U.S. House Passes Animal Wellness-Led Amendments to Protect Wild Horses and Burros and to Combat Animal Fighting and Horse Soring

  • For Immediate Release:

  • July 30, 2020

  • Contact:

Marty Irby • 202-821-5686
marty@animalwellnessaction.org

Amendments Taking Up for Massive 2021 Spending Bill

Washington, D.C. — Today, the U.S. House of Representatives passed three key animal protection amendments conceived and advocated for by Animal Wellness Action and the Animal Wellness Foundation. The measures will be included in the full spending package: H.R. 7608, the State, Foreign Operations, Agriculture, Rural Development, Interior, Environment, Military Construction, and Veterans Affairs Appropriations Act, for fiscal year 2021, that is set to pass the U.S. House tomorrow. The Senate will take up its own spending bill in the coming weeks or months.

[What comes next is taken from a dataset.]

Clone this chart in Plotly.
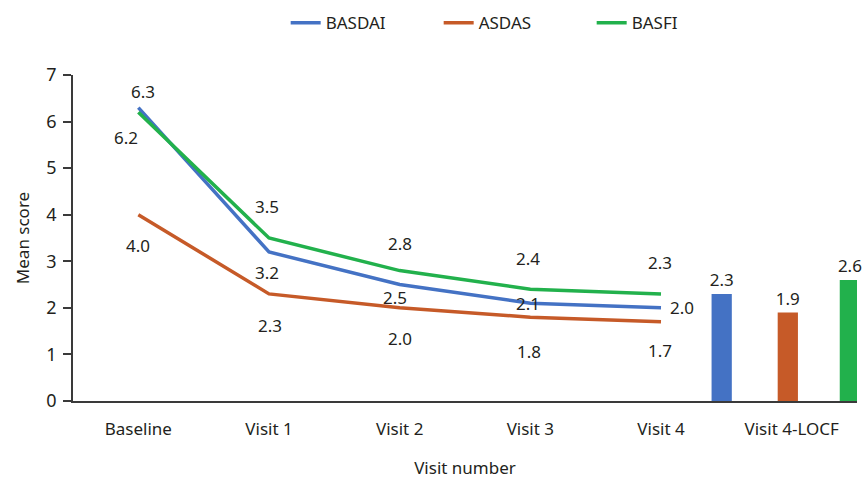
import plotly.graph_objects as go

# Visits on the x axis
visits = ["Baseline", "Visit 1", "Visit 2", "Visit 3", "Visit 4"]
locf_label = "Visit 4-LOCF"

# Mean scores per visit
basdai = [6.3, 3.2, 2.5, 2.1, 2.0]
asdas = [4.0, 2.3, 2.0, 1.8, 1.7]
basfi = [6.2, 3.5, 2.8, 2.4, 2.3]

# Last observation carried forward at visit 4
locf_basdai = 2.3
locf_asdas = 1.9
locf_basfi = 2.6

FONT = "Noto Sans"
FS = 17
TEXT = "#231F20"
BLUE = "#4472C4"
ORANGE = "#C65A28"
GREEN = "#22B14C"

series = [
    ("BASDAI", basdai, locf_basdai, BLUE),
    ("ASDAS", asdas, locf_asdas, ORANGE),
    ("BASFI", basfi, locf_basfi, GREEN),
]

# pixel offsets of each value label relative to its point (dx, dy)
label_shift = {
    "BASDAI": [(5, 16), (-2, -21), (-5, -13), (-2, 0), (21, 0)],
    "ASDAS": [(0, -31), (1, -32), (0, -31), (-1, -34), (-1, -29)],
    "BASFI": [(-12, -25), (-2, 32), (0, 27), (-2, 31), (-1, 31)],
}

# left edge of each LOCF bar, in category units from the category centre
bar_offset = {"BASDAI": -0.613, "ASDAS": -0.107, "BASFI": 0.368}
bar_width = 0.155

fig = go.Figure()
annotations = []

for name, vals, locf, color in series:
    fig.add_trace(go.Scatter(
        x=visits, y=vals, mode="lines", name=name,
        line=dict(color=color, width=3.5),
    ))
    for (v, val), (dx, dy) in zip(zip(visits, vals), label_shift[name]):
        annotations.append(dict(
            x=v, y=val, text=f"{val:.1f}", showarrow=False,
            xshift=dx, yshift=dy,
            font=dict(family=FONT, size=FS, color=TEXT),
        ))

for name, vals, locf, color in series:
    fig.add_trace(go.Bar(
        x=[locf_label], y=[locf], name=name, showlegend=False,
        marker=dict(color=color, line=dict(width=0)),
        width=bar_width, offset=bar_offset[name],
        text=[f"{locf:.1f}"], textposition="outside", cliponaxis=False,
        constraintext="none",
        textfont=dict(family=FONT, size=FS, color=TEXT),
    ))

fig.update_layout(
    width=863, height=481,
    margin=dict(l=73, r=6, t=75, b=80),
    paper_bgcolor="white", plot_bgcolor="white",
    barmode="overlay",
    font=dict(family=FONT, size=FS, color=TEXT),
    annotations=annotations,
    legend=dict(
        orientation="h", x=0.564, xanchor="center",
        yref="container", y=0.952, yanchor="middle",
        font=dict(family=FONT, size=FS, color=TEXT),
        entrywidth=108, entrywidthmode="pixels",
    ),
    xaxis=dict(
        categoryorder="array", categoryarray=visits + [locf_label],
        range=[-0.5, 5.5], showgrid=False, zeroline=False,
        showline=True, linecolor="#3a3a3a", linewidth=1.5,
        ticks="", ticklabelstandoff=12,
        tickfont=dict(family=FONT, size=FS, color=TEXT),
        title=dict(text="Visit number", font=dict(family=FONT, size=FS, color=TEXT), standoff=23),
    ),
    yaxis=dict(
        range=[0, 7], dtick=1, showgrid=False, zeroline=False,
        showline=True, linecolor="#3a3a3a", linewidth=1.5,
        ticks="outside", ticklen=8, tickcolor="#3a3a3a", tickwidth=1.5,
        ticklabelstandoff=3,
        tickfont=dict(family=FONT, size=18, color=TEXT),
        title=dict(text="Mean score", font=dict(family=FONT, size=FS, color=TEXT), standoff=12),
    ),
)

fig.write_html("out.html")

“The BLM and USDA’s horse related programs have long been considered ineffective and unsuccessful and we’re sick and tired of inept and lazy bureaucrats in the swamp failing to protect our iconic American horses,” said Marty Irby, a lifelong horseman and executive director at Animal Wellness Action. Rep. Steve Cohen is laser-focused on getting the Bureau of the Land Management and the Agriculture Department to stop their nonsense and do better when it comes to protecting horses.”

“Enforcing laws against animal cruelty is as crucial as enacting them in the first place,” said Holly Gann, director of federal affairs for Animal Wellness Foundation. “Active enforcement of animal welfare laws by USDA OIG is needed to put a stop to widespread animal fighting and other forms of heinous animal cruelty for the protection of both animals and our communities.”

“I’m pleased this provision will force the Bureau of Land Management to move away from cruel and costly helicopter roundups toward humane management of these national symbols of our wild lands,” said U.S. Rep. Steve Cohen (D-TN). “It requires the Bureau of Land Management to utilize $11 million of its Wild Horse and Burro Program budget to implement PZP — a humane and reversible fertility control vaccine to manage wild horse populations.”

The amendment details are as follows:

Amendment #69 (Interior Appropriations) — Sponsored by Reps. Steve Cohen (D-TN), Dina Titus (D-NV), Raul Grijalva (D-AZ), Joe Neguse (D-CO), Brian Fitzpatrick (R-PA), David Schweikert (R-AZ), David Price (D-NC), Peter King (R-NY), Deb Haaland (D-NM), John Katko (R-NY), Jan Schakowsky (D-IL), and Ben McAdams (D-UT). This amendment would require the Bureau of Land Management to utilize $11,000,000 of its allocated Wild Horse and Burro Program budget to implement PZP humane, reversible fertility control to manage wild horse populations – nearly 11% of its wild horse budget.

Amendment #50  (Agriculture Appropriations) — Sponsored by Reps. Joe Neguse (D-CO), Matt Gaetz (R-FL), Madeleine Dean (D-PA), Bill Posey (R-FL), Brian Fitzpatrick (R-PA), Steve Cohen (D-TN), Vern Buchanan (R-FL), Tim Burchett (R-TN), Ron Estes (R-KS), Tony Cardenas (D-CA), Peter King (R-NY), Ann Kuster (D-NH), and Ben McAdams (D-UT). This amendment would provide $1 million to USDA OIG for enforcement of animal fighting laws. An identical amendment also passed the House en bloc in 2019. Animal Wellness Action recently completed investigations in Oklahoma, Alabama, and Tennessee that clearly proved cockfighting runs rampant in those and other states, and that gamecocks are being illegally shipped from those states to Guam, Puerto Rico, and other U.S. Territories where cockfighting is also illegal.

Amendment 38 (Agriculture Appropriations)  — Sponsored by Rep. Steve Cohen (D-TN), Brian Fitzpatrick (R-PA), Vern Buchanan (R-FL), Kurt Schrader (D-OR), Ron Estes (R-KS), Steve Chabot (R-OH), and Peter King (R-NY), and Tony Cardenas (D-CA). This amendment would provide $750,000 in funding for the USDA’s Office of Inspector General to complete an audit report of the USDA’s Animal Plant and Health Inspection Service’s Administration of the Horse Protection Program, Enforcement of the Horse Protection Act, and the Slaughter Horse Transport Program no later than July 31st, 2021. The last audit was completed in 2010 and clearly detailed the ineffectiveness of the USDA’s Horse Protection Program that has failed to end the practice of soring — the intentional infliction of pain to Tennessee Walking, Racking, and Spotted Saddle horses feet and limbs to achieve an artificial high-step known as the “big lick” that’s rewarded at prized events in Tennessee and throughout the Southeastern U.S. The amendment provides funding over and above the $2,000,000 Horse Protection Program funding provided for in the base bill.